Two Oakland City Council members said Tuesday that they want their colleagues to support them in filing a lawsuit against the Raiders and the National Football League over the football team's plan to move to Las Vegas.
The Raiders are still playing in Oakland but they broke ground for a new stadium in Las Vegas last November and hope to begin playing there in the fall of 2020.
City Councilman Noel Gallo, who was joined by Councilwoman Rebecca Kaplan and members of groups called "We Stand with Oakland" and "Forever Oakland" at a news conference in front of City Hall, said the council will meet with attorneys in closed session this afternoon to discuss filing a suit against the Raiders and the NFL.
Gallo said several East Coast law firms are offering to represent the city of Oakland and Alameda County on a contingency basis in a potential lawsuit against the two entities without financial risk to taxpayers.
Kaplan said she's encouraged by the progress of a lawsuit the City of St. Louis filed against the Rams football team, which relocated to Los Angeles in 2016.
Raymond Bobbitt of "We Stand With Oakland" said St. Louis' lawsuit alleges that the NFL didn't follow its own relocation procedures when it allowed the Rams to move to Los Angeles and said a potential suit by Alameda County and the city of Oakland could be filed on similar grounds.
Last month, the Missouri Supreme Court denied the NFL's motion to have that suit dismissed on jurisdictional grounds.
Gallo said the city of Oakland could get at least $500 million in damages if it wins a suit against the NFL and the Raiders.
"Oakland can ask for $2 billion for what happened to our community," Bobbitt said.

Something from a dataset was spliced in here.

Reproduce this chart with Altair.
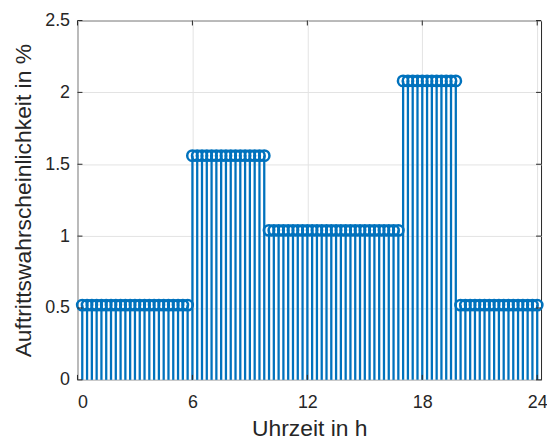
import altair as alt
import pandas as pd

# time grid in hours (15-minute steps)
hours = [k * 0.25 for k in range(1, 97)]

# occurrence probability in % per time step
prob = [
    0.52, 0.52, 0.52, 0.52, 0.52, 0.52, 0.52, 0.52, 0.52, 0.52, 0.52, 0.52,
    0.52, 0.52, 0.52, 0.52, 0.52, 0.52, 0.52, 0.52, 0.52, 0.52, 0.52,
    1.56, 1.56, 1.56, 1.56, 1.56, 1.56, 1.56, 1.56, 1.56, 1.56, 1.56, 1.56,
    1.56, 1.56, 1.56, 1.56,
    1.04, 1.04, 1.04, 1.04, 1.04, 1.04, 1.04, 1.04, 1.04, 1.04, 1.04, 1.04,
    1.04, 1.04, 1.04, 1.04, 1.04, 1.04, 1.04, 1.04, 1.04, 1.04, 1.04, 1.04,
    1.04, 1.04, 1.04, 1.04,
    2.08, 2.08, 2.08, 2.08, 2.08, 2.08, 2.08, 2.08, 2.08, 2.08, 2.08, 2.08,
    0.52, 0.52, 0.52, 0.52, 0.52, 0.52, 0.52, 0.52, 0.52, 0.52, 0.52, 0.52,
    0.52, 0.52, 0.52, 0.52, 0.52,
]

x_ticks = [0, 6, 12, 18, 24]
y_ticks = [0, 0.5, 1, 1.5, 2, 2.5]

W, H = 467, 362
BLUE = "#0072BD"
TXT = "#262626"
FONT = "Liberation Sans"

df = pd.DataFrame({"t": hours, "p": prob})
xt = pd.DataFrame({"t": x_ticks})
yt = pd.DataFrame({"p": y_ticks})

xscale = alt.Scale(domain=[0, 24.2], nice=False, zero=False)
yscale = alt.Scale(domain=[0, 2.5], nice=False)

xaxis = alt.Axis(values=x_ticks, title="Uhrzeit in h", grid=True, ticks=False,
                 domain=False, labelPadding=14, titlePadding=6,
                 labelExpr="'' + datum.value")
yaxis = alt.Axis(values=y_ticks, title="Auftrittswahrscheinlichkeit in %",
                 grid=True, ticks=False, domain=False, labelPadding=8,
                 titlePadding=9, labelExpr="'' + datum.value")

X = alt.X("t:Q", scale=xscale, axis=xaxis, title="Uhrzeit in h")
Y = alt.Y("p:Q", scale=yscale, axis=yaxis, title="Auftrittswahrscheinlichkeit in %")

stems = alt.Chart(df).mark_rule(color=BLUE, strokeWidth=2.3).encode(
    x=X, y=Y, y2=alt.datum(0),
)

heads = alt.Chart(df).mark_point(shape="circle", filled=False, color=BLUE,
                                 size=110, strokeWidth=2.5, opacity=1).encode(
    x=X, y=Y,
)

tick_len = 5
yt_left = alt.Chart(yt).mark_rule(color=TXT, strokeWidth=1).encode(
    y=Y, x=alt.value(0), x2=alt.value(tick_len))
yt_right = alt.Chart(yt).mark_rule(color=TXT, strokeWidth=1).encode(
    y=Y, x=alt.value(W - tick_len), x2=alt.value(W))
xt_bottom = alt.Chart(xt).mark_rule(color=TXT, strokeWidth=1).encode(
    x=X, y=alt.value(H - tick_len), y2=alt.value(H))
xt_top = alt.Chart(xt).mark_rule(color=TXT, strokeWidth=1).encode(
    x=X, y=alt.value(0), y2=alt.value(tick_len))

chart = alt.layer(stems, heads, yt_left, yt_right, xt_bottom, xt_top).properties(
    width=W, height=H,
    background="white",
    autosize=alt.AutoSizeParams(type="none"),
    padding={"left": 70, "top": 11, "right": 6, "bottom": 62},
).configure_view(
    stroke=TXT, strokeWidth=1
).configure_axis(
    labelFont=FONT, titleFont=FONT, labelFontSize=18, titleFontSize=23,
    labelColor=TXT, titleColor=TXT, titleFontWeight="normal",
    gridColor="#e3e3e3", gridWidth=1,
)

chart.save("out.html", embed_options={"renderer": "svg", "actions": False})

Bobbitt said he hopes a suit by the city of Oakland and Alameda County would keep the Raiders in Oakland or at least force the NFL to place another team in Oakland.

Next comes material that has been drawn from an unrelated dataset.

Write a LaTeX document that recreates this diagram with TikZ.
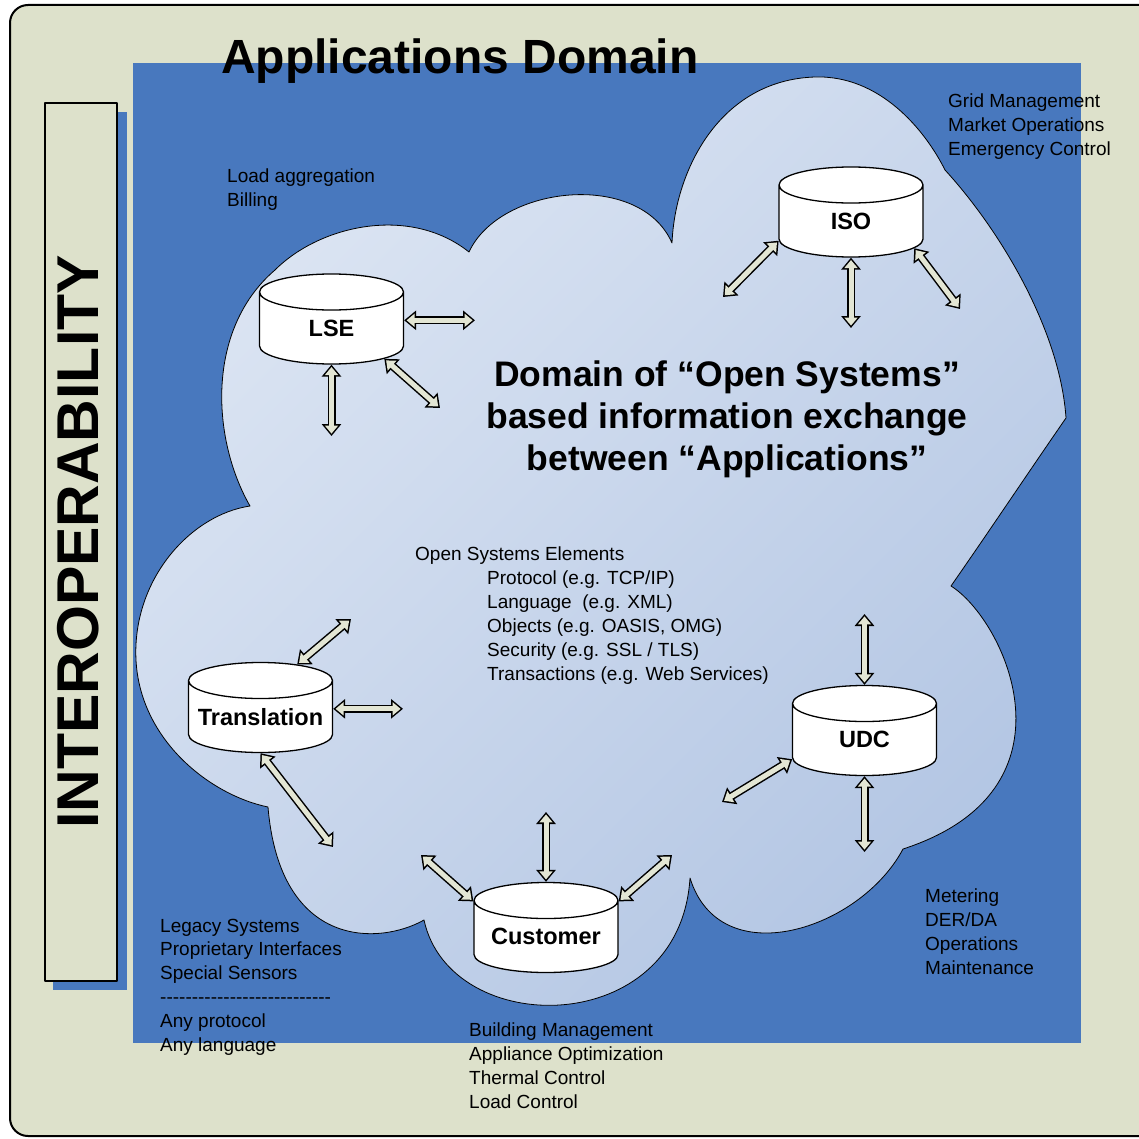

Gallo said he thinks the city should sue the Raiders and the NFL because "Oakland's government has been taken advantage of and the taxpayers have been taken advantage of."
He said, "We should stay firm because we've laid down for too long."
Kaplan said if the city was successful in the potential lawsuit, that money could be used for libraries, helping the homeless, fixing potholes and cleaning up illegal dumping.
"We don't want the taxpayers to be abused," she said.
Alameda County Supervisor Nate Miley and state Assemblyman Rob Bonta, D-Oakland, said in statements that they support the potential legal action against the NFL and the Raiders.
Bonta said he and Kaplan "believe that the reasonable and responsible decision is to take advantage of this incredible opportunity and begin exploring the legal action that the citizens of our community are responsibly calling for."
Bonta said Forever Oakland and We Stand With Oakland have down their part and, "It is now imperative that we as civic leaders do our part."
The Raiders didn't immediately respond to a request for comment on the potential lawsuit.